When profits are made, everybody involved wants a piece of the pie.
That’s ok, human nature.
And what’s wrong in distributing profits proportional to efforts?
Well, it’s not an ideal world. In today’s real world, investment banks have started billing clients for research and have used the money for prostitution and other recreation instead (see the docufilm “Inside Job”).
Your private equity executive will travel business or first class. He or she will stay in the executive suite. Hmmm, borderline, but still bearable if the fund generates an above market-average profit for you.
What’s unbearable is the high-roller life exhibited by disgraced Lehman ex CEO Fuld for example. You know, as in fool the public, eat their pie, and pull out personal funds before the ship sinks with an overload of public stake. Inexcusable behaviour. Deserving of extremely deterring punishment.
If a listed company regularly raises its dividend and generates steady capital gains for its share-holders, I frankly couldn’t care less if the CEO zips around in a company jet, pitches his tent in the presidential suite and orders in from the most expensive restaurant in town.
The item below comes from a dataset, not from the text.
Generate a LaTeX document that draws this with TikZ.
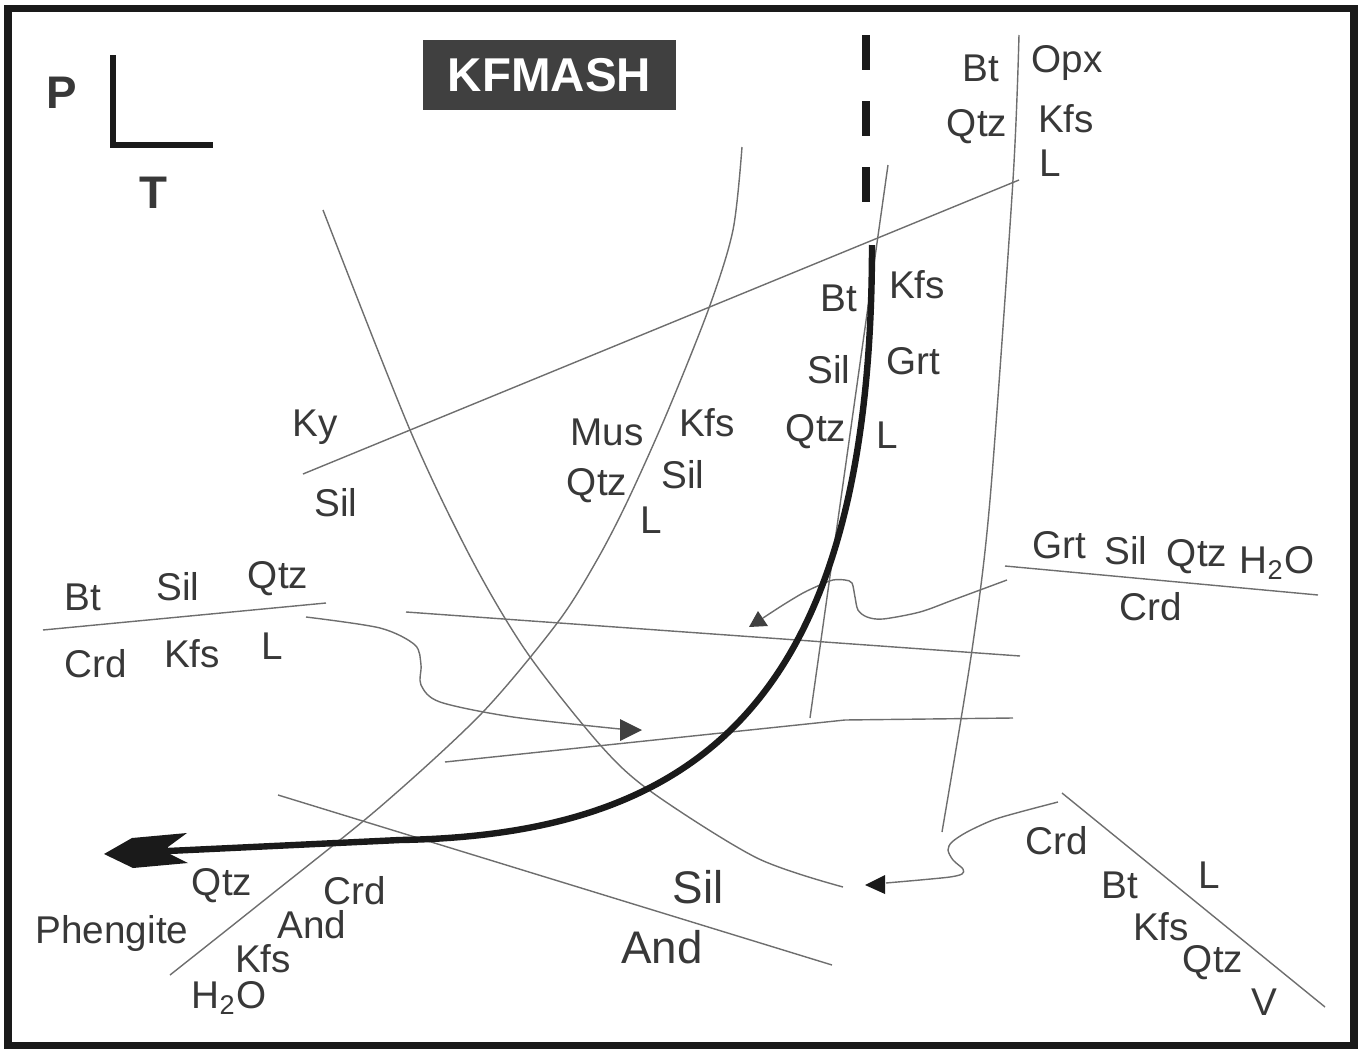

On the other hand, I do take serious exception to above behaviour on company expense if the company dishes out a meagre dividend and generates no capital gains. If I’m invested in such a company by mistake, with above CEO behaviour, I’d seriously look to exit at the next opportunity. If I see the CEO downsizing on lifestyle and if I still believe in the prospects of the company, I might still stay invested, but first I want to see some humility in the CEO’s living habits.
An exit is an ultimate thumbs-down a long-term investor can give to a loser CEO and his listed company. If a business is not generating profits and the management is living it up, such a business deserves the boot from its investors.